Along with some fine description of the boreal forest of Canada, most of the book is about her friendship with old Mr. Moir who had a cottage next to the one where her family spent the summers. The form of their friendship was two-fold, in her frequent visits to help him in his garden or to do chores and in a series of letters he wrote to her as the fairy princess Nootsie Tah. He ingeniously covered his tracks and made the letters so convincing that even the mockery of her older siblings didn’t shake her belief in their authenticity. She was also lucky enough that her parents and nanny cooperated in the effort. Along the way, Mr. Moir sparked her interest in literature and the theater.
The conclusion of the story, including Nootsie Tah’s deciding to return to her home in Peru, having to end their correspondence, and a young girl growing out of that part of her life, might invoke the cliche “bitter sweet”. But in Coyne’s handling the sadness isn’t bitter at all. It is a lot like watching a child grow up and leaving behind their beloved stuffed toys. Coyne’s luck held in this case. Her parents had the foresight to keep the letters for her and Mr. Moir’s children were able to return what she’d left to the fairy princess.

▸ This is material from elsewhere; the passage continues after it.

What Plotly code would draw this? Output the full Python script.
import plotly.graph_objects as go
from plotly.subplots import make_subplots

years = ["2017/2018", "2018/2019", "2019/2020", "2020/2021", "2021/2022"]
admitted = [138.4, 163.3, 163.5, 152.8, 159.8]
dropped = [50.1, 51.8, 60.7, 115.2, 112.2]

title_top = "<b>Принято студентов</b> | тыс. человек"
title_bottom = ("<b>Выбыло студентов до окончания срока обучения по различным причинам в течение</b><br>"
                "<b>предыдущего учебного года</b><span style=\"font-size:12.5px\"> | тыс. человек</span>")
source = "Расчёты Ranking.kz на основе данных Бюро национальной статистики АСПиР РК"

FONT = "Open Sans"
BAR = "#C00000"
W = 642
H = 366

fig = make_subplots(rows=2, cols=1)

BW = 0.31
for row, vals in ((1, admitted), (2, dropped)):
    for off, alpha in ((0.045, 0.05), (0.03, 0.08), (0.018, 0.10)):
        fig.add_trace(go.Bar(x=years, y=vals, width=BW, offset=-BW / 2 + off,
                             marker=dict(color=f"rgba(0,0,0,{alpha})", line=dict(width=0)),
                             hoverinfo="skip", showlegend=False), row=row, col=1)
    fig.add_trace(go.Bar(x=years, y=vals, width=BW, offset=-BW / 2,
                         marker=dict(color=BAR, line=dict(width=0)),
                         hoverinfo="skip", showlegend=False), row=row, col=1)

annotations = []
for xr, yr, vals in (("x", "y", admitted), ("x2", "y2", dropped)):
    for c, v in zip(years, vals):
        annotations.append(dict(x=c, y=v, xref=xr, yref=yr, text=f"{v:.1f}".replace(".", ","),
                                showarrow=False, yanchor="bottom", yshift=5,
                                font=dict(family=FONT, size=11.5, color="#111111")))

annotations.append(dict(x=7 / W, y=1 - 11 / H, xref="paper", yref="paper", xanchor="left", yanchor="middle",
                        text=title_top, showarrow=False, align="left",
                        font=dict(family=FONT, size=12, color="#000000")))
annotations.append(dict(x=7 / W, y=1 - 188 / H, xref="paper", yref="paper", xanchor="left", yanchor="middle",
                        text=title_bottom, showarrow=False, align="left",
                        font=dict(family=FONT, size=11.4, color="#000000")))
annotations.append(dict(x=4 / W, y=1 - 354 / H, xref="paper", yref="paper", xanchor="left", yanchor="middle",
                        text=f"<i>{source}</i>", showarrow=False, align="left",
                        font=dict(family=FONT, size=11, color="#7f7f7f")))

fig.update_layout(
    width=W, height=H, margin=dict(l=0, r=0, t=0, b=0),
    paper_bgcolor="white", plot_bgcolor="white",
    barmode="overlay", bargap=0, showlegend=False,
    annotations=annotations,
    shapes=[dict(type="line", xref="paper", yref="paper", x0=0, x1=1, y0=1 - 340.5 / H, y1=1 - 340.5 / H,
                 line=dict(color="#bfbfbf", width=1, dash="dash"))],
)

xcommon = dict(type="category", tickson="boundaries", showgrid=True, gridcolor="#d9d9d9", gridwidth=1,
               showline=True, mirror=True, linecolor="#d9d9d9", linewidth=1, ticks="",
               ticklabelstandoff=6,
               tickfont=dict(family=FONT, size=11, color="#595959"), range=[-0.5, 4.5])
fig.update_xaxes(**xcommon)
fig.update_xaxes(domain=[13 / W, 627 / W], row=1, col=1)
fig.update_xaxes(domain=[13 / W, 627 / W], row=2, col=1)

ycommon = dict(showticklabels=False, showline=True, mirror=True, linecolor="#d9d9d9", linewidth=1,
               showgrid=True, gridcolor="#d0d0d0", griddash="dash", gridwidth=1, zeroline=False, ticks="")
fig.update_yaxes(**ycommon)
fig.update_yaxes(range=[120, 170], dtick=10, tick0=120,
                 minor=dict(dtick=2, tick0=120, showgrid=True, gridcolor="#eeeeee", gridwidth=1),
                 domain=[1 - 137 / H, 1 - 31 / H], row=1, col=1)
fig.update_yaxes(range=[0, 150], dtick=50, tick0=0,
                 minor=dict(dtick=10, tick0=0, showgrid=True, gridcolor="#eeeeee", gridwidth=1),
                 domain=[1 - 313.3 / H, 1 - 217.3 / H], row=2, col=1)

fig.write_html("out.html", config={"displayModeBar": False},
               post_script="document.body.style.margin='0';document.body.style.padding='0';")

My mother has been watching a family of five baby chipmunks who live with their mother under her raised garden bed, all week. They’ve been gradually making their way from the protection of the cement blocks that hold the bed, where they can take quick cover. Being what she is, my mother’s worried about them even as she says she knows their safety isn’t in her hands and as she knows some of them almost certainly won’t live to adulthood. And that’s what it’s like to care about children who are not your own. At the end of the book, Coyne’s mother is quoted, “ A ship is safe in harbour but that’s not what a ship is for”. And that’s what our lives are, a ship that should start out in safety but which is not meant to stay there. Like those chipmunks’, our lives are for something else. But the beginning is as much a part of the whole as any other part of it.
Susan Coyne might be most familiar as an actress, particularly in the role of Anna in the great Canadian TV series Slings and Arrows. People who bothered to read the credits would also know that she wrote large parts of the series and was one of the co-creators of the original idea for it. She’s also been engaged in translating Chekhov’s plays for the Soulpepper Theater in Toronto as well as in writing plays. The parts of the book written by her, Mr. Moir’s wonderful letters comprising a large portion of it, are beautifully written in a style that unusually matches great simplicity with emotional engagement. Something that is one of the hardest things to achieve. Having both watched the series and read this book, I am going to be looking for more of her work.
Kingfisher Days by Susan Coyne ISBN-10: 0887547303 ISBN-13: 978-0887547300
I believe the book was also published under the name In The Kingdom of the Fairies.